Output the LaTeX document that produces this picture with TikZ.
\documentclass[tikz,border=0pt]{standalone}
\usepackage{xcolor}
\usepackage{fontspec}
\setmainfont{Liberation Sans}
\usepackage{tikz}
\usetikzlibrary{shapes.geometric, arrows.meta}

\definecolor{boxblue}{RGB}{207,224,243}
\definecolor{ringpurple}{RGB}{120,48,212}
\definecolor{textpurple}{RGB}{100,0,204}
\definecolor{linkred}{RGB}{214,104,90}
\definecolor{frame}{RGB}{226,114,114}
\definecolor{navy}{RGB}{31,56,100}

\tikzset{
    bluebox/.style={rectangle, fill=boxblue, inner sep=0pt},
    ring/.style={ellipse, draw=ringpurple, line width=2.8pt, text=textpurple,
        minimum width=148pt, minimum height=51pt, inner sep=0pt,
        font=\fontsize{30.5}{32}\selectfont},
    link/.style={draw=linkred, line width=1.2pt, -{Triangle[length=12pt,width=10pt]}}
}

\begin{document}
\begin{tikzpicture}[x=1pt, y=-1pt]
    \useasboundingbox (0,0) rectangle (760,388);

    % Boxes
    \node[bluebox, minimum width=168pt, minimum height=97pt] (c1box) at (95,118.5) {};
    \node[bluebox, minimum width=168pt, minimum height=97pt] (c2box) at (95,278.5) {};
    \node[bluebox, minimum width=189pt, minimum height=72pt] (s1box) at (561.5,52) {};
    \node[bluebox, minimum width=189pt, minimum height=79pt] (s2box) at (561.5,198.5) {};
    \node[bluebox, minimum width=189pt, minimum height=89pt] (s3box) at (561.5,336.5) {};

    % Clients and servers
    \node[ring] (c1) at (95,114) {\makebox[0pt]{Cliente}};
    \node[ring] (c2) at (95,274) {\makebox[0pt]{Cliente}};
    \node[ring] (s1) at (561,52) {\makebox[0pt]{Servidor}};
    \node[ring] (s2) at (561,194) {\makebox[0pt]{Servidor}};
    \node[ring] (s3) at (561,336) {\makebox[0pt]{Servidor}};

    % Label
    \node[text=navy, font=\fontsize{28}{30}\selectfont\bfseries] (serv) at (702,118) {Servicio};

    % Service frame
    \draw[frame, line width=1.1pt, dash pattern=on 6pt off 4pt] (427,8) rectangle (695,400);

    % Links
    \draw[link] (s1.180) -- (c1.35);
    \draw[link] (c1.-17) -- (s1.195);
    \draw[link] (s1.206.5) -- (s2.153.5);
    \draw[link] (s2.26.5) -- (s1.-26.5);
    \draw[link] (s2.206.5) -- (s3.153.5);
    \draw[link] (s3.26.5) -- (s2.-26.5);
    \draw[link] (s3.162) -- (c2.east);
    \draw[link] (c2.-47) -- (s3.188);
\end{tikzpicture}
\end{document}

──────

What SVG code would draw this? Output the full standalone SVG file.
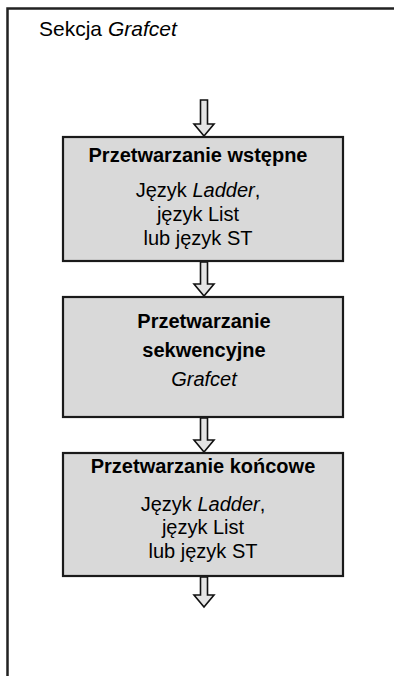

──────

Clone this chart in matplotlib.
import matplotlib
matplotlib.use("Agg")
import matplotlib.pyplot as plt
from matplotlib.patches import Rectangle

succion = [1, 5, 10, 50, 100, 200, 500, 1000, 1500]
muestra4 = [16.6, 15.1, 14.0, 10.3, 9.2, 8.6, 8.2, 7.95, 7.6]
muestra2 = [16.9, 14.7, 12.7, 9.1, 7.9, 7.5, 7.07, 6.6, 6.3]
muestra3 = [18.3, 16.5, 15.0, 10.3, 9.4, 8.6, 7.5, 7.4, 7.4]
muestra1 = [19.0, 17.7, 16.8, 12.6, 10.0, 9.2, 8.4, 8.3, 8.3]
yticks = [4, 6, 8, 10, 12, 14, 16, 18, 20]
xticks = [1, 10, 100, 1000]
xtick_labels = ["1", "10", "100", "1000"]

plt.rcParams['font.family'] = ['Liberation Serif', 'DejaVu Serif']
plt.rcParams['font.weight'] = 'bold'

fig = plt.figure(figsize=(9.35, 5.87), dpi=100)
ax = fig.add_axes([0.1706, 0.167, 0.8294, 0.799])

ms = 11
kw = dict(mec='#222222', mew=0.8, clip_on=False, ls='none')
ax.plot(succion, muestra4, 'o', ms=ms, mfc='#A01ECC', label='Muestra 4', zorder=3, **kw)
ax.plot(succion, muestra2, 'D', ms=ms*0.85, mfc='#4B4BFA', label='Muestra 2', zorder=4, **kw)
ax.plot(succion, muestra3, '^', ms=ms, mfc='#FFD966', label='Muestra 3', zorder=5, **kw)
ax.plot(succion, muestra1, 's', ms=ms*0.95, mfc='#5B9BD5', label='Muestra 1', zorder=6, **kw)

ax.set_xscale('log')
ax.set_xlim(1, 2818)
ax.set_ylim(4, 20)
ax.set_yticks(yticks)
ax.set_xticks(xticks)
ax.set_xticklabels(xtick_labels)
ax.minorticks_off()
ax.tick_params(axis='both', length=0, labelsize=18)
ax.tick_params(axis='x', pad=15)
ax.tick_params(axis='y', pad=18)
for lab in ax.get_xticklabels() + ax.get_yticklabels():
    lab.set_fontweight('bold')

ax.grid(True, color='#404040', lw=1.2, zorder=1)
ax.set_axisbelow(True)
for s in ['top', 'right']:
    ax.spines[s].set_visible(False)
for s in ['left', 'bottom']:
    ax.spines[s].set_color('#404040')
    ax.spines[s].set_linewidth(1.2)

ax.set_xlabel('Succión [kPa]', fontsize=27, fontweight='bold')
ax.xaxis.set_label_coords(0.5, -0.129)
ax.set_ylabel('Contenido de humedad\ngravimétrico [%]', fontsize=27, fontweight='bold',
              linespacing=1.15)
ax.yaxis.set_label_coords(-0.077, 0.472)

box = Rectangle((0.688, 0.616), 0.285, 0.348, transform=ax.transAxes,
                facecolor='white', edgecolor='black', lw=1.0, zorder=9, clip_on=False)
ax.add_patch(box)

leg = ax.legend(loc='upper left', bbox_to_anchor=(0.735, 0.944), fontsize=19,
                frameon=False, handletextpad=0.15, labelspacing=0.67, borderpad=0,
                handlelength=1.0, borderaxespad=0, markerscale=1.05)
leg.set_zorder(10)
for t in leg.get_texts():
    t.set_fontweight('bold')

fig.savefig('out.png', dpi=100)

──────

Stated exercise. Exactly the lines above from the one with "Output the LaTeX" to the one with "(0,0) rectangle (760,388);", both included, are to be quoted; leave the rest out.

Correct response.
Output the LaTeX document that produces this picture with TikZ.
\documentclass[tikz,border=0pt]{standalone}
\usepackage{xcolor}
\usepackage{fontspec}
\setmainfont{Liberation Sans}
\usepackage{tikz}
\usetikzlibrary{shapes.geometric, arrows.meta}

\definecolor{boxblue}{RGB}{207,224,243}
\definecolor{ringpurple}{RGB}{120,48,212}
\definecolor{textpurple}{RGB}{100,0,204}
\definecolor{linkred}{RGB}{214,104,90}
\definecolor{frame}{RGB}{226,114,114}
\definecolor{navy}{RGB}{31,56,100}

\tikzset{
    bluebox/.style={rectangle, fill=boxblue, inner sep=0pt},
    ring/.style={ellipse, draw=ringpurple, line width=2.8pt, text=textpurple,
        minimum width=148pt, minimum height=51pt, inner sep=0pt,
        font=\fontsize{30.5}{32}\selectfont},
    link/.style={draw=linkred, line width=1.2pt, -{Triangle[length=12pt,width=10pt]}}
}

\begin{document}
\begin{tikzpicture}[x=1pt, y=-1pt]
    \useasboundingbox (0,0) rectangle (760,388);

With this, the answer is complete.